Data shown:
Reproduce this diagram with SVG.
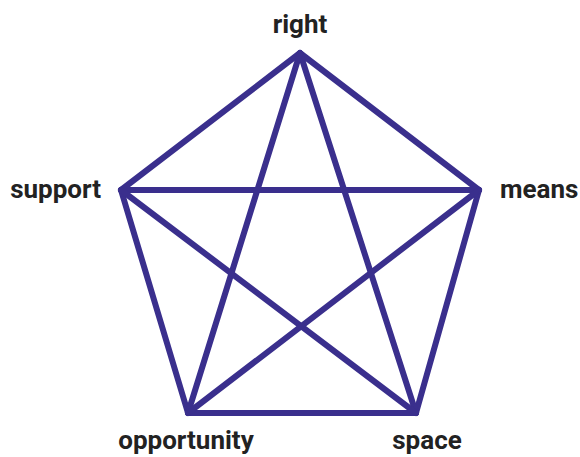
<svg xmlns="http://www.w3.org/2000/svg" width="580" height="457" viewBox="0 0 580 457">
<style>
.e{stroke:#3a2f8d;stroke-width:6;stroke-linejoin:miter;stroke-linecap:round;fill:none}
.t{font-family:Roboto,"Liberation Sans",sans-serif;font-weight:bold;font-size:26px;fill:#222}
</style>
<rect width="580" height="457" fill="#fff"/>
<g id="connectors">
<line class="e" x1="300" y1="53" x2="479" y2="190"/>
<line class="e" x1="479" y1="190" x2="416" y2="413"/>
<line class="e" x1="416" y1="413" x2="188" y2="413"/>
<line class="e" x1="188" y1="413" x2="121" y2="190"/>
<line class="e" x1="121" y1="190" x2="300" y2="53"/>
<line class="e" x1="300" y1="53" x2="416" y2="413"/>
<line class="e" x1="300" y1="53" x2="188" y2="413"/>
<line class="e" x1="121" y1="190" x2="479" y2="190"/>
<line class="e" x1="121" y1="190" x2="416" y2="413"/>
<line class="e" x1="479" y1="190" x2="188" y2="413"/>
</g>
<g id="right"><text class="t" x="300" y="33" text-anchor="middle">right</text></g>
<g id="means"><text class="t" x="500" y="198">means</text></g>
<g id="support"><text class="t" x="101" y="198" text-anchor="end">support</text></g>
<g id="opportunity"><text class="t" x="186" y="449" text-anchor="middle">opportunity</text></g>
<g id="space"><text class="t" x="427" y="449" text-anchor="middle">space</text></g>
</svg>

The task:
Set down the material above as is, without any pictures.

Output for this task:
Reproduce this diagram with SVG.
<svg xmlns="http://www.w3.org/2000/svg" width="580" height="457" viewBox="0 0 580 457">
<style>
.e{stroke:#3a2f8d;stroke-width:6;stroke-linejoin:miter;stroke-linecap:round;fill:none}
.t{font-family:Roboto,"Liberation Sans",sans-serif;font-weight:bold;font-size:26px;fill:#222}
</style>
<rect width="580" height="457" fill="#fff"/>
<g id="connectors">
<line class="e" x1="300" y1="53" x2="479" y2="190"/>
<line class="e" x1="479" y1="190" x2="416" y2="413"/>
<line class="e" x1="416" y1="413" x2="188" y2="413"/>
<line class="e" x1="188" y1="413" x2="121" y2="190"/>
<line class="e" x1="121" y1="190" x2="300" y2="53"/>
<line class="e" x1="300" y1="53" x2="416" y2="413"/>
<line class="e" x1="300" y1="53" x2="188" y2="413"/>
<line class="e" x1="121" y1="190" x2="479" y2="190"/>
<line class="e" x1="121" y1="190" x2="416" y2="413"/>
<line class="e" x1="479" y1="190" x2="188" y2="413"/>
</g>
<g id="right"><text class="t" x="300" y="33" text-anchor="middle">right</text></g>
<g id="means"><text class="t" x="500" y="198">means</text></g>
<g id="support"><text class="t" x="101" y="198" text-anchor="end">support</text></g>
<g id="opportunity"><text class="t" x="186" y="449" text-anchor="middle">opportunity</text></g>
<g id="space"><text class="t" x="427" y="449" text-anchor="middle">space</text></g>
</svg>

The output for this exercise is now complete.